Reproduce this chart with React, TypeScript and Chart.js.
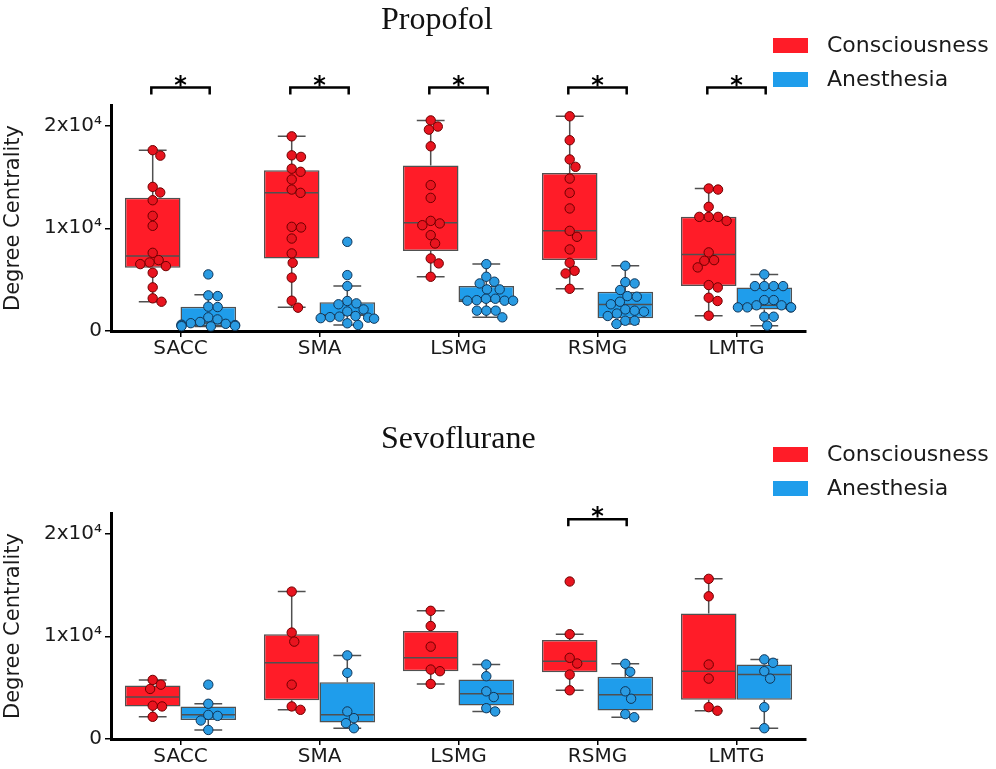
import React, { useEffect, useRef } from 'react';
import { Chart, registerables } from 'chart.js';

Chart.register(...registerables);

// ---------- data ----------
const regions = ['SACC', 'SMA', 'LSMG', 'RSMG', 'LMTG'];
const groupNames = ['Consciousness', 'Anesthesia'];
const yTickValues = [0, 10000, 20000];
const yTickLabels: Record<number, string> = { 0: '0', 10000: '1x10\u2074', 20000: '2x10\u2074' };

// box statistics per region: [whiskerLow, q1, median, q3, whiskerHigh]
const propofolConsciousnessBox = [
  [2850, 6160, 7290, 12960, 17600],
  [2300, 7060, 13450, 15650, 18950],
  [5280, 7780, 10530, 16100, 20500],
  [4110, 6900, 9750, 15390, 20900],
  [1490, 4370, 7450, 11110, 13870],
];
const propofolAnesthesiaBox = [
  [450, 480, 780, 2370, 3520],
  [580, 1460, 1550, 2790, 4370],
  [1330, 2790, 3010, 4370, 6510],
  [680, 1230, 2590, 3820, 6350],
  [520, 2100, 2500, 4240, 5510],
];
const sevofluraneConsciousnessBox = [
  [2160, 3170, 4080, 5200, 5750],
  [2840, 3760, 7420, 10200, 14350],
  [5360, 6600, 7900, 10520, 12480],
  [4740, 6500, 7580, 9640, 10200],
  [2750, 3820, 6600, 12220, 15590],
];
const sevofluraneAnesthesiaBox = [
  [880, 1860, 2350, 3170, 3430],
  [1050, 1600, 2350, 5520, 8140],
  [2680, 3270, 4410, 5780, 7250],
  [2120, 2780, 4310, 6050, 7320],
  [1050, 3820, 6270, 7250, 7750],
];

// individual subject values
const propofolConsciousnessPoints = [
  [17600, 17070, 14030, 13480, 12730, 11210, 10240, 7610, 6900, 6670, 6510, 6320, 5670, 4250, 3180, 2850],
  [18950, 17100, 16950, 15800, 15500, 14750, 13770, 13450, 10140, 10080, 9000, 7550, 6640, 5200, 2950, 2270],
  [20500, 19900, 19600, 17980, 14200, 12960, 10720, 10470, 10300, 9330, 8520, 7060, 6580, 5280],
  [20900, 18570, 16700, 15980, 14840, 13450, 11930, 9750, 9170, 7940, 6640, 5860, 5600, 4110],
  [13870, 13770, 12090, 11110, 11110, 11110, 10720, 7650, 6900, 6840, 6190, 4470, 4240, 3240, 2920, 1490],
];
const propofolAnesthesiaPoints = [
  [5510, 3470, 3400, 2370, 2330, 1330, 1130, 880, 760, 700, 620, 580, 540, 500, 470, 450],
  [8680, 5440, 4370, 2920, 2690, 2600, 2100, 1900, 1460, 1400, 1350, 1300, 1250, 1200, 750, 580],
  [6510, 5280, 4800, 4630, 4050, 4050, 3140, 3140, 3000, 2950, 2950, 2950, 1980, 1980, 1980, 1330],
  [6350, 4760, 4630, 3990, 3400, 3340, 2850, 2600, 2100, 1980, 1880, 1700, 1460, 1000, 1000, 680],
  [5510, 4370, 4370, 4370, 4370, 3010, 3010, 2500, 2500, 2300, 2300, 2300, 2300, 1390, 1390, 520],
];
const sevofluraneConsciousnessPoints = [
  [5750, 5290, 4870, 3240, 3170, 2160],
  [14350, 10360, 9480, 5290, 3170, 2840],
  [12480, 11000, 8990, 6760, 6600, 5360],
  [15330, 10200, 7900, 7350, 6270, 4740],
  [15590, 13890, 7250, 5880, 3100, 2750],
];
const sevofluraneAnesthesiaPoints = [
  [5290, 3430, 2350, 2250, 1800, 880],
  [8140, 6440, 2680, 2030, 1540, 1050],
  [7250, 6110, 4640, 4080, 3000, 2680],
  [7320, 6540, 4640, 3920, 2420, 2120],
  [7750, 7420, 6600, 5880, 3100, 1050],
];

// significance markers (*) per region and bracket height (data units)
const propofolSignificant = [true, true, true, true, true];
const sevofluraneSignificant = [false, false, false, true, false];
const propofolBracketValue = 23700;
const sevofluraneBracketValue = 21400;

// ---------- styles ----------
const BOX_COLORS = ['#FF1C28', '#1F9DEB'];
const DOT_FILL = ['#E8141F', '#2A9BE2'];
const DOT_EDGE = ['#6E0000', '#0F3558'];
const EDGE = '#505050';
const TEXT = '#1a1a1a';
const SANS = "'DejaVu Sans', sans-serif";
const SERIF = "'Liberation Serif', 'Times New Roman', serif";

function swarmOffsets(ys: number[], d: number, limit: number): number[] {
  const order = ys.map((_, i) => i).sort((a, b) => ys[a] - ys[b]);
  const placed: { x: number; y: number }[] = [];
  const xs = new Array(ys.length).fill(0);
  for (const i of order) {
    const y = ys[i];
    const near = placed.filter((p) => Math.abs(p.y - y) < d);
    const cands = [0];
    for (const p of near) {
      const dx = Math.sqrt(d * d - (p.y - y) * (p.y - y));
      cands.push(p.x + dx, p.x - dx);
    }
    cands.sort((a, b) => Math.abs(a) - Math.abs(b) || b - a);
    let chosen = 0;
    for (const c of cands) {
      if (near.every((p) => (p.x - c) ** 2 + (p.y - y) ** 2 >= d * d - 0.01)) {
        chosen = c;
        break;
      }
    }
    xs[i] = chosen;
    placed.push({ x: chosen, y });
  }
  return xs.map((v) => Math.max(-limit, Math.min(limit, v)));
}

type PanelProps = {
  title: string;
  boxes: number[][][];
  points: number[][][];
  significant: boolean[];
  bracketValue: number;
  canvasTop: number;
  canvasHeight: number;
  areaTop: number;
  areaBottom: number;
  legendTop: number;
  titleBaseline: number;
};

function Panel(props: PanelProps) {
  const ref = useRef<HTMLCanvasElement | null>(null);
  useEffect(() => {
    const canvas = ref.current;
    if (!canvas) return;
    const W = 996;
    const areaLeft = 111;
    const areaRight = 806;
    const xAxisH = 30;

    const extras = {
      id: 'boxExtras',
      afterDatasetsDraw(chart: any) {
        const { ctx } = chart;
        const x = chart.scales.x;
        const y = chart.scales.y;
        const yp = (v: number) => y.getPixelForValue(v);
        ctx.save();
        for (let di = 0; di < 2; di++) {
          const meta = chart.getDatasetMeta(di);
          meta.data.forEach((bar: any, i: number) => {
            const s = props.boxes[di][i];
            const cx = bar.x;
            const w = bar.width;
            ctx.strokeStyle = EDGE;
            ctx.lineWidth = 1.5;
            ctx.beginPath();
            ctx.moveTo(cx, yp(s[3]));
            ctx.lineTo(cx, yp(s[4]));
            ctx.moveTo(cx, yp(s[1]));
            ctx.lineTo(cx, yp(s[0]));
            ctx.moveTo(cx - w / 4, yp(s[4]));
            ctx.lineTo(cx + w / 4, yp(s[4]));
            ctx.moveTo(cx - w / 4, yp(s[0]));
            ctx.lineTo(cx + w / 4, yp(s[0]));
            ctx.moveTo(cx - w / 2 + 1, yp(s[2]));
            ctx.lineTo(cx + w / 2 - 1, yp(s[2]));
            ctx.stroke();
          });
        }
        for (let di = 0; di < 2; di++) {
          const meta = chart.getDatasetMeta(di);
          meta.data.forEach((bar: any, i: number) => {
            const vals = props.points[di][i];
            const ys = vals.map(yp);
            const xs = swarmOffsets(ys, 9.4, bar.width / 2 - 1);
            ctx.fillStyle = DOT_FILL[di];
            ctx.strokeStyle = DOT_EDGE[di];
            ctx.lineWidth = 1;
            ys.forEach((py: number, k: number) => {
              ctx.beginPath();
              ctx.arc(bar.x + xs[k], py, 4.7, 0, Math.PI * 2);
              ctx.fill();
              ctx.stroke();
            });
          });
        }
        // significance brackets
        const step = x.getPixelForValue(1) - x.getPixelForValue(0);
        const half = step * 0.21;
        const yb = yp(props.bracketValue);
        ctx.strokeStyle = '#000';
        ctx.lineWidth = 2.5;
        ctx.fillStyle = '#000';
        ctx.font = `bold 24px ${SANS}`;
        ctx.textAlign = 'center';
        ctx.textBaseline = 'alphabetic';
        props.significant.forEach((sig, i) => {
          if (!sig) return;
          const cx = x.getPixelForValue(i);
          ctx.beginPath();
          ctx.moveTo(cx - half, yb + 7);
          ctx.lineTo(cx - half, yb);
          ctx.lineTo(cx + half, yb);
          ctx.lineTo(cx + half, yb + 7);
          ctx.stroke();
          const m = ctx.measureText('*');
          const target = yb - 7;
          const base = target - (m.actualBoundingBoxDescent - m.actualBoundingBoxAscent) / 2;
          ctx.fillText('*', cx, base);
        });
        ctx.restore();
      },
      afterDraw(chart: any) {
        const { ctx } = chart;
        ctx.save();
        ctx.fillStyle = '#111';
        ctx.font = `32px ${SERIF}`;
        ctx.textAlign = 'left';
        ctx.textBaseline = 'alphabetic';
        ctx.fillText(props.title, 381, props.titleBaseline);
        groupNames.forEach((name, gi) => {
          const top = props.legendTop + gi * 34;
          ctx.fillStyle = BOX_COLORS[gi];
          ctx.fillRect(773, top, 35, 15);
          ctx.fillStyle = TEXT;
          ctx.font = `22px ${SANS}`;
          ctx.textBaseline = 'middle';
          ctx.fillText(name, 827, top + 8);
        });
        ctx.restore();
      },
    };

    const tickGrid = {
      display: true,
      drawOnChartArea: false,
      drawTicks: true,
      tickLength: 6,
      color: '#000',
      lineWidth: 1.5,
      offset: false,
    };
    const chart = new Chart(canvas, {
      type: 'bar',
      data: {
        labels: regions,
        datasets: groupNames.map((name, gi) => ({
          label: name,
          data: props.boxes[gi].map((s) => [s[1], s[3]]),
          backgroundColor: BOX_COLORS[gi],
          borderColor: EDGE,
          borderWidth: 1.5,
          borderSkipped: false,
          categoryPercentage: 0.8,
          barPercentage: 1.0,
        })),
      },
      options: {
        responsive: false,
        animation: false,
        events: [],
        layout: {
          padding: {
            top: props.areaTop,
            right: W - areaRight,
            bottom: props.canvasHeight - props.areaBottom - xAxisH,
            left: 0,
          },
        },
        plugins: {
          legend: { display: false },
          title: { display: false },
          tooltip: { enabled: false },
        },
        scales: {
          x: {
            type: 'category',
            grid: tickGrid,
            border: { display: true, color: '#000', width: 3 },
            ticks: { color: TEXT, font: { family: SANS, size: 20 }, padding: 0, maxRotation: 0 },
            afterFit: (s: any) => {
              s.height = xAxisH;
            },
          },
          y: {
            type: 'linear',
            min: 0,
            max: 22000,
            grid: tickGrid,
            border: { display: true, color: '#000', width: 3 },
            ticks: {
              color: TEXT,
              font: { family: SANS, size: 20 },
              padding: 3,
              callback: (v: any) => yTickLabels[v as number] ?? '',
            },
            afterBuildTicks: (s: any) => {
              s.ticks = yTickValues.map((v) => ({ value: v }));
            },
            title: {
              display: true,
              text: 'Degree Centrality',
              color: TEXT,
              font: { family: SANS, size: 21 },
              padding: { top: 1, bottom: 0 },
            },
            afterFit: (s: any) => {
              s.width = areaLeft;
            },
          },
        },
      } as any,
      plugins: [extras],
    });
    return () => chart.destroy();
  }, []);
  return (
    <canvas
      ref={ref}
      width={996}
      height={props.canvasHeight}
      style={{ position: 'fixed', left: 0, top: props.canvasTop, width: 996, height: props.canvasHeight, display: 'block' }}
    />
  );
}

export default function App() {
  return (
    <div>
      <Panel
        title="Propofol"
        boxes={[propofolConsciousnessBox, propofolAnesthesiaBox]}
        points={[propofolConsciousnessPoints, propofolAnesthesiaPoints]}
        significant={propofolSignificant}
        bracketValue={propofolBracketValue}
        canvasTop={0}
        canvasHeight={390}
        areaTop={105}
        areaBottom={331}
        legendTop={38}
        titleBaseline={29}
      />
      <Panel
        title="Sevoflurane"
        boxes={[sevofluraneConsciousnessBox, sevofluraneAnesthesiaBox]}
        points={[sevofluraneConsciousnessPoints, sevofluraneAnesthesiaPoints]}
        significant={sevofluraneSignificant}
        bracketValue={sevofluraneBracketValue}
        canvasTop={390}
        canvasHeight={379}
        areaTop={123}
        areaBottom={349}
        legendTop={57}
        titleBaseline={58}
      />
    </div>
  );
}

*Task to complete*. Take the lines from the start of the material to the line with "Chart.register(...registerables);", both included, and transcribe them exactly without the pictures.

*Completed exercise*.
Reproduce this chart with React, TypeScript and Chart.js.
import React, { useEffect, useRef } from 'react';
import { Chart, registerables } from 'chart.js';

Chart.register(...registerables);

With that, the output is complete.